TASK INSTRUCTIONS: Please transcribe the records precisely; pictures stay out of your copy.

Figure scripts:
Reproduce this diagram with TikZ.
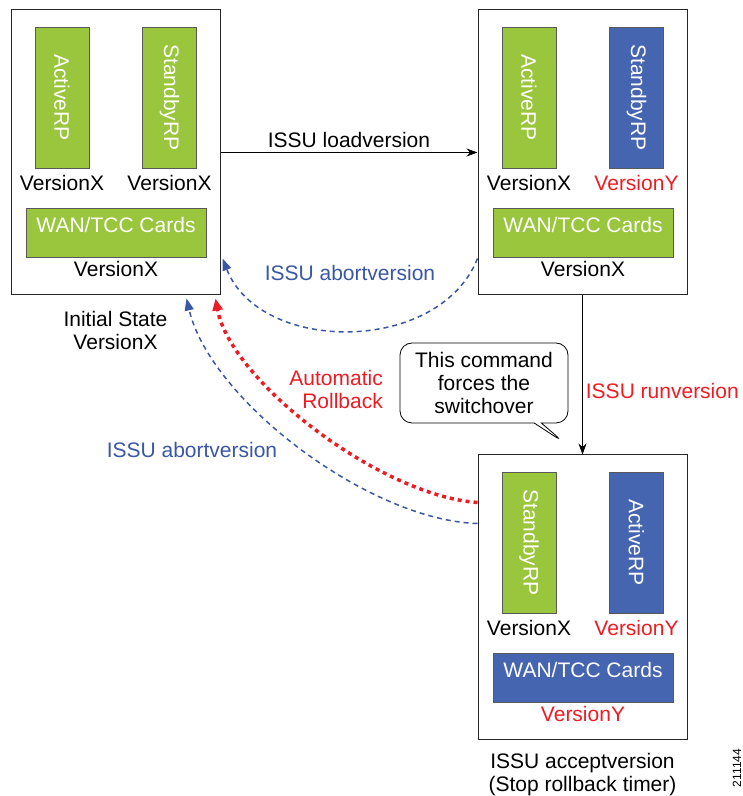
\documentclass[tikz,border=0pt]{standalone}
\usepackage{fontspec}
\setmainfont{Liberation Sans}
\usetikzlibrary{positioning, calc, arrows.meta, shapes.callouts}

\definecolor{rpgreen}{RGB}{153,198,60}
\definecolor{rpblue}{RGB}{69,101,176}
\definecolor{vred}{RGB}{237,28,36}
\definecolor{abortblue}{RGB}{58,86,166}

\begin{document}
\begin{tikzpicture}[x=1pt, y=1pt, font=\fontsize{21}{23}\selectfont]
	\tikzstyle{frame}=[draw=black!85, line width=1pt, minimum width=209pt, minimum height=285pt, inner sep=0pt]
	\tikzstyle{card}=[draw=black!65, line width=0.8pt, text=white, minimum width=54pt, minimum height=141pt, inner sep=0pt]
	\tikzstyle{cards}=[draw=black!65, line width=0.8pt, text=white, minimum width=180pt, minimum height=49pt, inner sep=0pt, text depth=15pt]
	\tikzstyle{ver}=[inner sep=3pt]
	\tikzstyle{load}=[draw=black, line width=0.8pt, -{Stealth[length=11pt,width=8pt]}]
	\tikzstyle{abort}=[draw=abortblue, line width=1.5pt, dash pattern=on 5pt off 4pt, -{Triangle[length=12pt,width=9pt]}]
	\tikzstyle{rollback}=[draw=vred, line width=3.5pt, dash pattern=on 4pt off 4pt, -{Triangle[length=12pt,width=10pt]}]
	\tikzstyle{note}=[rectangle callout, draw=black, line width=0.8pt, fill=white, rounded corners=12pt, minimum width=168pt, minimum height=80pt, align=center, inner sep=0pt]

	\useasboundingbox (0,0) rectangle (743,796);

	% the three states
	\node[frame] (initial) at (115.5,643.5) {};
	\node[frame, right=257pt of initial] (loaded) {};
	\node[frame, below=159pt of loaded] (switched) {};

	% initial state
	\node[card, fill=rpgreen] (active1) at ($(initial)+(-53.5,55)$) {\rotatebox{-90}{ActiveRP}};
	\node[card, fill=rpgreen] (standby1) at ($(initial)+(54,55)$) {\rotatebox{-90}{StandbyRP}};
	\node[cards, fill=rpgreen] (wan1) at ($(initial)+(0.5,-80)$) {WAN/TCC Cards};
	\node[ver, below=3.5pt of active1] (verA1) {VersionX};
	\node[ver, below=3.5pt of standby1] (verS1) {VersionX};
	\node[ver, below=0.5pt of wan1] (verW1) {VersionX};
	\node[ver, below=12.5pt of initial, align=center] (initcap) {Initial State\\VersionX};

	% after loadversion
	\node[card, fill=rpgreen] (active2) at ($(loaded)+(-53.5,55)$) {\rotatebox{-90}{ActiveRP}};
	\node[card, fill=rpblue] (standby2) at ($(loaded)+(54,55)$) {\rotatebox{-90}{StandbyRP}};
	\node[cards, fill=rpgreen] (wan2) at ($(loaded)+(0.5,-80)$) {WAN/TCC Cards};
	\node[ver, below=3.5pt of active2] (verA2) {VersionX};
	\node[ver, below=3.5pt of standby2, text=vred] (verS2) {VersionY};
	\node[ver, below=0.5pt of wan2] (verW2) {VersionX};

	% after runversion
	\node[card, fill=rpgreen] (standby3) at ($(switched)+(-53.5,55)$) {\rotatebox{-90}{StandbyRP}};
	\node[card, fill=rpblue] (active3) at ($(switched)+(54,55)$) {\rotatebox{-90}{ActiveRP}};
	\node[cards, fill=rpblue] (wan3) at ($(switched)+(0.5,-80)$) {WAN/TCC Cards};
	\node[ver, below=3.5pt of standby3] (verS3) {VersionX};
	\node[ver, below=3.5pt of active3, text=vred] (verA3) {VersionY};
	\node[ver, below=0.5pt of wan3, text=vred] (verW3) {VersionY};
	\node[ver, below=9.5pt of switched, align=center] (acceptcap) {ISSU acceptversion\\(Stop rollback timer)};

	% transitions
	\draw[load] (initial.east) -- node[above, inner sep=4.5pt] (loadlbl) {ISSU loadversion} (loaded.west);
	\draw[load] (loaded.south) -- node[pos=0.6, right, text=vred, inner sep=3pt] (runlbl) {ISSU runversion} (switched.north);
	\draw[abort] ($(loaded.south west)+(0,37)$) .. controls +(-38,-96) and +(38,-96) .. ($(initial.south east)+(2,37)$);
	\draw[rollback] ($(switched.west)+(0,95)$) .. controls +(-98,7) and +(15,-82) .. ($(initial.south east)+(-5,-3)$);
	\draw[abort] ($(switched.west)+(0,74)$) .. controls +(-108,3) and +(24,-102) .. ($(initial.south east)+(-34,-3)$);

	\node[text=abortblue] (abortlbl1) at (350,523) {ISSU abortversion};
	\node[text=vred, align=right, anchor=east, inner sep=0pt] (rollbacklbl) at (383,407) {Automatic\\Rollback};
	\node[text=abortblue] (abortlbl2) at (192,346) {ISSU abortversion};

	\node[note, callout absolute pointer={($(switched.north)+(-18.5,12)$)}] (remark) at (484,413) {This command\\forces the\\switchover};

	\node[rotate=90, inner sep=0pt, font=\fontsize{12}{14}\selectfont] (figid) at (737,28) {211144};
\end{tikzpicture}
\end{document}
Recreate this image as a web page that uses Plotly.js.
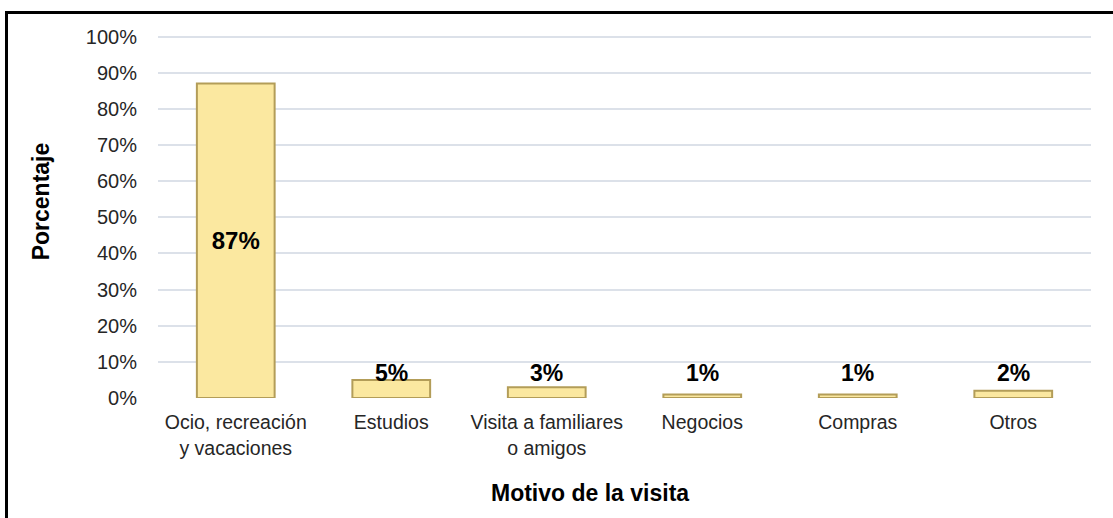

ANSWER TO THE TASK:
Reproduce this diagram with TikZ.
\documentclass[tikz,border=0pt]{standalone}
\usepackage{fontspec}
\setmainfont{Liberation Sans}
\usetikzlibrary{positioning, calc, arrows.meta, shapes.callouts}

\definecolor{rpgreen}{RGB}{153,198,60}
\definecolor{rpblue}{RGB}{69,101,176}
\definecolor{vred}{RGB}{237,28,36}
\definecolor{abortblue}{RGB}{58,86,166}

\begin{document}
\begin{tikzpicture}[x=1pt, y=1pt, font=\fontsize{21}{23}\selectfont]
	\tikzstyle{frame}=[draw=black!85, line width=1pt, minimum width=209pt, minimum height=285pt, inner sep=0pt]
	\tikzstyle{card}=[draw=black!65, line width=0.8pt, text=white, minimum width=54pt, minimum height=141pt, inner sep=0pt]
	\tikzstyle{cards}=[draw=black!65, line width=0.8pt, text=white, minimum width=180pt, minimum height=49pt, inner sep=0pt, text depth=15pt]
	\tikzstyle{ver}=[inner sep=3pt]
	\tikzstyle{load}=[draw=black, line width=0.8pt, -{Stealth[length=11pt,width=8pt]}]
	\tikzstyle{abort}=[draw=abortblue, line width=1.5pt, dash pattern=on 5pt off 4pt, -{Triangle[length=12pt,width=9pt]}]
	\tikzstyle{rollback}=[draw=vred, line width=3.5pt, dash pattern=on 4pt off 4pt, -{Triangle[length=12pt,width=10pt]}]
	\tikzstyle{note}=[rectangle callout, draw=black, line width=0.8pt, fill=white, rounded corners=12pt, minimum width=168pt, minimum height=80pt, align=center, inner sep=0pt]

	\useasboundingbox (0,0) rectangle (743,796);

	% the three states
	\node[frame] (initial) at (115.5,643.5) {};
	\node[frame, right=257pt of initial] (loaded) {};
	\node[frame, below=159pt of loaded] (switched) {};

	% initial state
	\node[card, fill=rpgreen] (active1) at ($(initial)+(-53.5,55)$) {\rotatebox{-90}{ActiveRP}};
	\node[card, fill=rpgreen] (standby1) at ($(initial)+(54,55)$) {\rotatebox{-90}{StandbyRP}};
	\node[cards, fill=rpgreen] (wan1) at ($(initial)+(0.5,-80)$) {WAN/TCC Cards};
	\node[ver, below=3.5pt of active1] (verA1) {VersionX};
	\node[ver, below=3.5pt of standby1] (verS1) {VersionX};
	\node[ver, below=0.5pt of wan1] (verW1) {VersionX};
	\node[ver, below=12.5pt of initial, align=center] (initcap) {Initial State\\VersionX};

	% after loadversion
	\node[card, fill=rpgreen] (active2) at ($(loaded)+(-53.5,55)$) {\rotatebox{-90}{ActiveRP}};
	\node[card, fill=rpblue] (standby2) at ($(loaded)+(54,55)$) {\rotatebox{-90}{StandbyRP}};
	\node[cards, fill=rpgreen] (wan2) at ($(loaded)+(0.5,-80)$) {WAN/TCC Cards};
	\node[ver, below=3.5pt of active2] (verA2) {VersionX};
	\node[ver, below=3.5pt of standby2, text=vred] (verS2) {VersionY};
	\node[ver, below=0.5pt of wan2] (verW2) {VersionX};

	% after runversion
	\node[card, fill=rpgreen] (standby3) at ($(switched)+(-53.5,55)$) {\rotatebox{-90}{StandbyRP}};
	\node[card, fill=rpblue] (active3) at ($(switched)+(54,55)$) {\rotatebox{-90}{ActiveRP}};
	\node[cards, fill=rpblue] (wan3) at ($(switched)+(0.5,-80)$) {WAN/TCC Cards};
	\node[ver, below=3.5pt of standby3] (verS3) {VersionX};
	\node[ver, below=3.5pt of active3, text=vred] (verA3) {VersionY};
	\node[ver, below=0.5pt of wan3, text=vred] (verW3) {VersionY};
	\node[ver, below=9.5pt of switched, align=center] (acceptcap) {ISSU acceptversion\\(Stop rollback timer)};

	% transitions
	\draw[load] (initial.east) -- node[above, inner sep=4.5pt] (loadlbl) {ISSU loadversion} (loaded.west);
	\draw[load] (loaded.south) -- node[pos=0.6, right, text=vred, inner sep=3pt] (runlbl) {ISSU runversion} (switched.north);
	\draw[abort] ($(loaded.south west)+(0,37)$) .. controls +(-38,-96) and +(38,-96) .. ($(initial.south east)+(2,37)$);
	\draw[rollback] ($(switched.west)+(0,95)$) .. controls +(-98,7) and +(15,-82) .. ($(initial.south east)+(-5,-3)$);
	\draw[abort] ($(switched.west)+(0,74)$) .. controls +(-108,3) and +(24,-102) .. ($(initial.south east)+(-34,-3)$);

	\node[text=abortblue] (abortlbl1) at (350,523) {ISSU abortversion};
	\node[text=vred, align=right, anchor=east, inner sep=0pt] (rollbacklbl) at (383,407) {Automatic\\Rollback};
	\node[text=abortblue] (abortlbl2) at (192,346) {ISSU abortversion};

	\node[note, callout absolute pointer={($(switched.north)+(-18.5,12)$)}] (remark) at (484,413) {This command\\forces the\\switchover};

	\node[rotate=90, inner sep=0pt, font=\fontsize{12}{14}\selectfont] (figid) at (737,28) {211144};
\end{tikzpicture}
\end{document}
Recreate this image as a web page that uses Plotly.js.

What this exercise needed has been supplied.